Today it remains unclear how the political mood has been transformed. As early as 2004, Cas Mudde had identified a “Populist Zeitgeist.” Sitaraman feels the populist mood is an outgrowth of Neoliberalism. It is true that contemporary populism has emerged from the political right but there is a distinction between the approach and policies evident in the political agendas of Donald Trump when compared to a libertarian like Paul Ryan. But Sitaraman places the political mood within a social context. Neoliberalism emphasized a demarcation between private enterprise and the public bureaucracy. The centralization of efforts under the umbrella of the public lacked the dynamism of private enterprise where individuals had the freedom to pursue their ideas with little interference. Neoliberalism believed the public good was best served through individual efforts.

But Sitaraman struggles to understand the political transition from the Neoliberal ideology to something new. It is easy to define the new political mood as populist or even right-wing populism. But Sitaraman believes the populism of Trump is simply an extension of the neoliberal worldview. As politics has elevated the business ethic, the meaning and purpose of civic activity has become irrelevant. In its place has emerged new social identities based on race, ethnicity and culture which have replaced our sense of community. It is intriguing how Sitaraman’s leftist political vision aligns with the conservative ideas of scholar Patrick Deneen. Yet he diverges in his portrayal of populism as the natural conclusion of the Neoliberal mindset rather than an ideological competitor.

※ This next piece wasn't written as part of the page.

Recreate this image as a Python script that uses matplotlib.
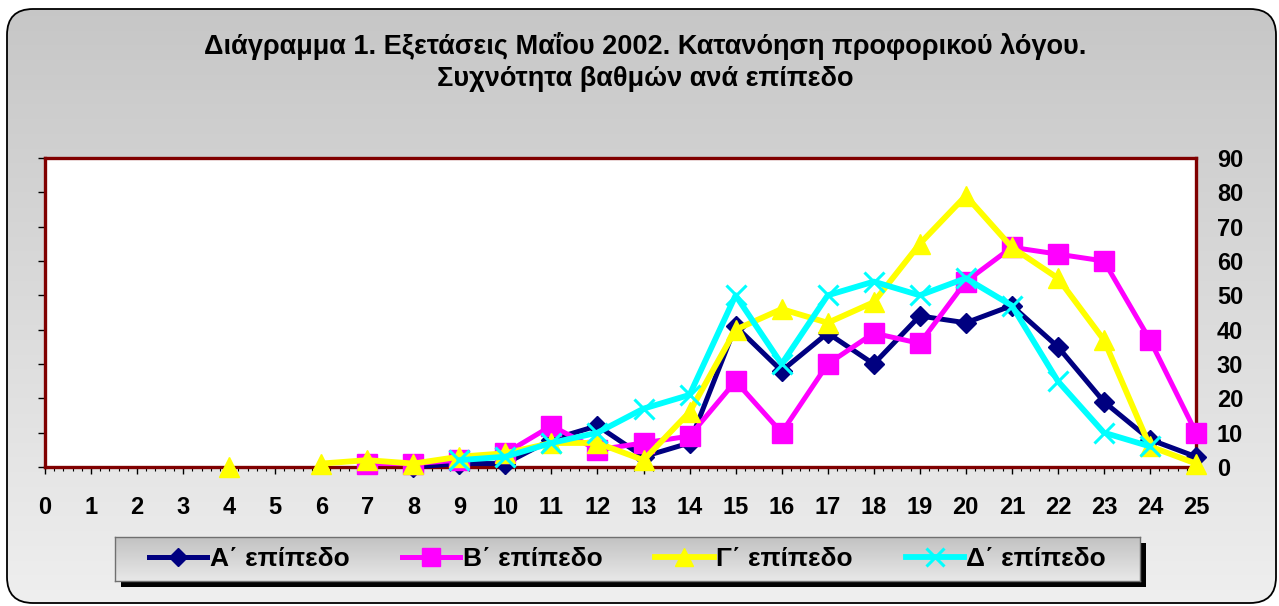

It is helpful to consider how each new political zeitgeist retains some elements of its predecessor. The change in the political winds both builds upon its predecessors while it reacts to their failures. Neoliberalism emerged to justify social status amidst efforts to eliminate legal distinctions between race and gender. But capitalism is not racist. Yet it may amplify discrimination when social structures and institutions perpetuate prejudices. Many prejudices have begun to soften over time. Consequently, traditional minorities have gradually found greater economic success. This has flipped the original meaning of neoliberalism. As more white males face economic uncertainties and challenges, the neoliberal ideology places the blame upon them. Traditional minorities knew they faced serious challenges like racism or sexism to achieve economic gains. But white males have been told they are privileged so their economic failure is more difficult to explain away. It becomes necessary to reject neoliberalism to preserve their sense of dignity. And populism has emerged as a political ideology which justifies their social experience.

The first few chapters of The Great Democracy are breathtaking for its explanation of Neoliberalism and placement within a historical context. But as the book goes on it focuses on a laundry list of reforms for the American political system. Many of these reforms are focused on economic programs meant to establish greater economic equality. It does not make sense for me to critique or endorse any of these proposals here. My larger criticism is that no single idea is substantially developed nor is there an intention to offer a single policy proposal. Sitaraman envisions a Great Democracy where multiple programs are necessary to align political and economic equality. Ultimately, he believes economic equality is not simply a question for democracy. It is a question of democracy. Political equality remains incomplete when economic resources remain in the hands of a wealthy elite. In the end, his book will leave both conservative and liberal readers with a difficult challenge. Where does the line belong between public policy and political process?